Designing Scalable Comment Systems: Data Models, Threaded Replies, and High‑Concurrency Optimizations
This article explains how to design a robust comment module with multi‑level threading, efficient database schemas, asynchronous write pipelines, and performance tricks such as hot‑comment caching and read/write separation to handle high traffic loads.
Comment sections are essential for articles and videos because they boost user engagement, facilitate discussion, and increase content attractiveness. This guide explores the design of a comment module.
1. Basic Design
Comments can be nested: a first‑level comment may have second‑level replies, and those can have third‑level replies. Only the number of lower‑level replies is shown initially, reducing visual clutter.

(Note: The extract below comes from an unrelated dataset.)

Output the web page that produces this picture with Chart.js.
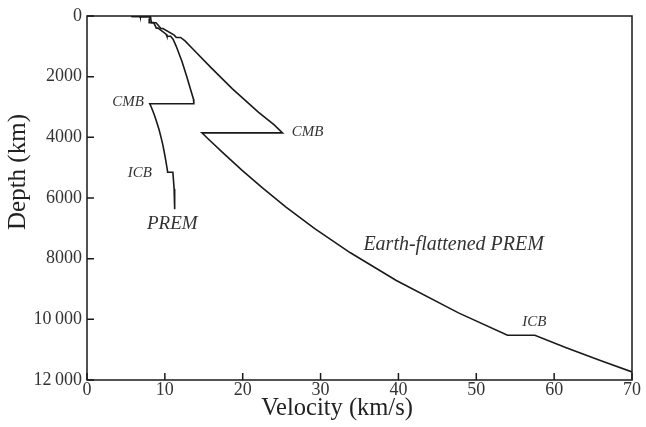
<!DOCTYPE html>
<html><head><meta charset="utf-8">
<script src="https://cdn.jsdelivr.net/npm/chart.js@4"></script>
<style>html,body{margin:0;padding:0;background:#fff}#wrap{width:646px;height:427px}</style>
</head><body><div id="wrap"><canvas id="c" width="646" height="427"></canvas></div>
<script>
// PREM P-wave velocity (km/s) versus depth (km)
const premDepth = [0,15,15,24.4,24.4,80,220,220,400,400,600,670,670,771,1000,1500,2000,2500,2741,2891,2891,3000,3250,3500,3750,4000,4250,4500,4750,5000,5150,5150,5700,6371];
const premVel   = [5.8,5.8,6.8,6.8,8.11,8.08,7.99,8.56,8.91,9.13,10.16,10.27,10.75,11.07,11.46,12.20,12.82,13.39,13.68,13.72,8.06,8.25,8.63,8.96,9.26,9.51,9.74,9.93,10.11,10.27,10.36,11.03,11.19,11.26];
// Earth-flattened PREM
const flatDepth = [0,15,15,24.5,24.5,80.5,223.9,223.9,413.1,413.1,630.2,707.9,707.9,821.9,1087.9,1710.4,2400.5,3174.4,3583.9,3852.7,3852.7,4055.5,4546.4,5078.3,5658.7,6297.4,7007.3,7806.3,8720.1,9787.2,10522.8,10522.8,10929.3,11360.6,11734];
const flatVel   = [5.8,5.81,6.82,6.83,8.14,8.18,8.28,8.87,9.50,9.75,11.21,11.47,12.02,12.59,13.60,15.96,18.68,22.04,24.01,25.11,14.76,15.58,17.61,19.89,22.50,25.56,29.25,33.83,39.73,47.71,54.01,57.52,61.47,65.93,70.0];
const xTicks = [0,10,20,30,40,50,60,70];
const yTicks = [0,2000,4000,6000,8000,10000,12000];
const yTickLabels = ['0','2000','4000','6000','8000','10\u2009000','12\u2009000'];
const annotations = [
  {text:'CMB', v:7.3, d:2840, align:'right', size:15},
  {text:'CMB', v:26.3, d:3830, align:'left', size:15},
  {text:'ICB', v:8.35, d:5180, align:'right', size:15},
  {text:'PREM', v:7.7, d:6860, align:'left', size:19},
  {text:'Earth-flattened PREM', v:35.5, d:7540, align:'left', size:20},
  {text:'ICB', v:55.9, d:10090, align:'left', size:15}
];

const SERIF = '"Liberation Serif","DejaVu Serif",serif';
const toPts = (vs, ds) => vs.map((v,i)=>({x:v, y:ds[i]}));

const framePlugin = {
  id:'frame',
  afterDraw(chart){
    const {ctx, chartArea:a, scales:{x,y}} = chart;
    ctx.save();
    ctx.strokeStyle = '#1a1a1a';
    ctx.lineWidth = 1.5;
    ctx.strokeRect(a.left, a.top, a.right-a.left, a.bottom-a.top);
    ctx.beginPath();
    xTicks.forEach(t=>{const px=x.getPixelForValue(t); ctx.moveTo(px,a.bottom); ctx.lineTo(px,a.bottom-7);});
    yTicks.forEach(t=>{const py=y.getPixelForValue(t); ctx.moveTo(a.left,py); ctx.lineTo(a.left+7,py);});
    ctx.stroke();
    // annotations
    ctx.fillStyle = '#333';
    ctx.textBaseline = 'middle';
    annotations.forEach(an=>{
      ctx.font = 'italic '+an.size+'px '+SERIF;
      ctx.textAlign = an.align;
      ctx.fillText(an.text, x.getPixelForValue(an.v), y.getPixelForValue(an.d));
    });
    // axis titles
    ctx.fillStyle = '#222';
    ctx.font = '24.5px '+SERIF;
    ctx.textAlign = 'center';
    ctx.fillText('Velocity (km/s)', 337, 409);
    ctx.font = '25px '+SERIF;
    ctx.translate(18, 172);
    ctx.rotate(-Math.PI/2);
    ctx.fillText('Depth (km)', 0, 0);
    ctx.restore();
  }
};

new Chart(document.getElementById('c'), {
  type:'scatter',
  data:{datasets:[
    {label:'PREM', data:toPts(premVel, premDepth)},
    {label:'Earth-flattened PREM', data:toPts(flatVel, flatDepth)}
  ].map(d=>Object.assign(d,{showLine:true, borderColor:'#1a1a1a', borderWidth:1.6, pointRadius:0, fill:false, tension:0}))},
  options:{
    responsive:false, animation:false, devicePixelRatio:1,
    layout:{padding:{top:16, right:14, left:0, bottom:0}},
    plugins:{legend:{display:false}, tooltip:{enabled:false}},
    scales:{
      x:{type:'linear', min:0, max:70,
        afterBuildTicks:s=>{s.ticks = xTicks.map(v=>({value:v}));},
        afterFit:s=>{s.height = 47;},
        grid:{display:false, tickLength:0}, border:{display:false},
        ticks:{font:{family:SERIF, size:18}, color:'#333', padding:-1, maxRotation:0}},
      y:{type:'linear', min:0, max:12000, reverse:true,
        afterBuildTicks:s=>{s.ticks = yTicks.map(v=>({value:v}));},
        afterFit:s=>{s.width = 87;},
        grid:{display:false, tickLength:0}, border:{display:false},
        ticks:{font:{family:SERIF, size:18}, color:'#333', padding:5,
          callback:(v)=>{const i=yTicks.indexOf(v); return i>=0?yTickLabels[i]:'';}}}
    }
  },
  plugins:[framePlugin]
});
</script></body></html>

To support this, a generic topic table stores the source type (article, video, etc.) and a count field that records the total number of comments for quick display without scanning all rows.
The comment storage uses two tables: an index table that holds metadata (root, parentId, count) and a content table that stores the actual text, reducing memory usage for each query.
Each comment records its root (0 for first‑level) and parentId . The count field stores how many direct child comments exist, enabling the front‑end to display only the number of hidden replies.
2. Saving Comments
When a user submits a comment, the request passes through Nginx and the API gateway to the comment service, which immediately publishes a message to a message queue. Worker threads consume the message and write the comment to the database asynchronously. After the write succeeds, the service pushes the new comment to the client and synchronizes the data to Elasticsearch via Canal for operational analytics.
3. High‑Concurrency Optimizations
To handle massive traffic, common techniques include:
Caching hot comments in Redis with periodic refresh and expiration to serve frequent reads without hitting the database.
Read/write separation: route read‑heavy operations to replica databases while writes go to the primary, reducing load on the master.
Asynchronous writes via MQ, which decouples the request path from the database transaction and improves response time.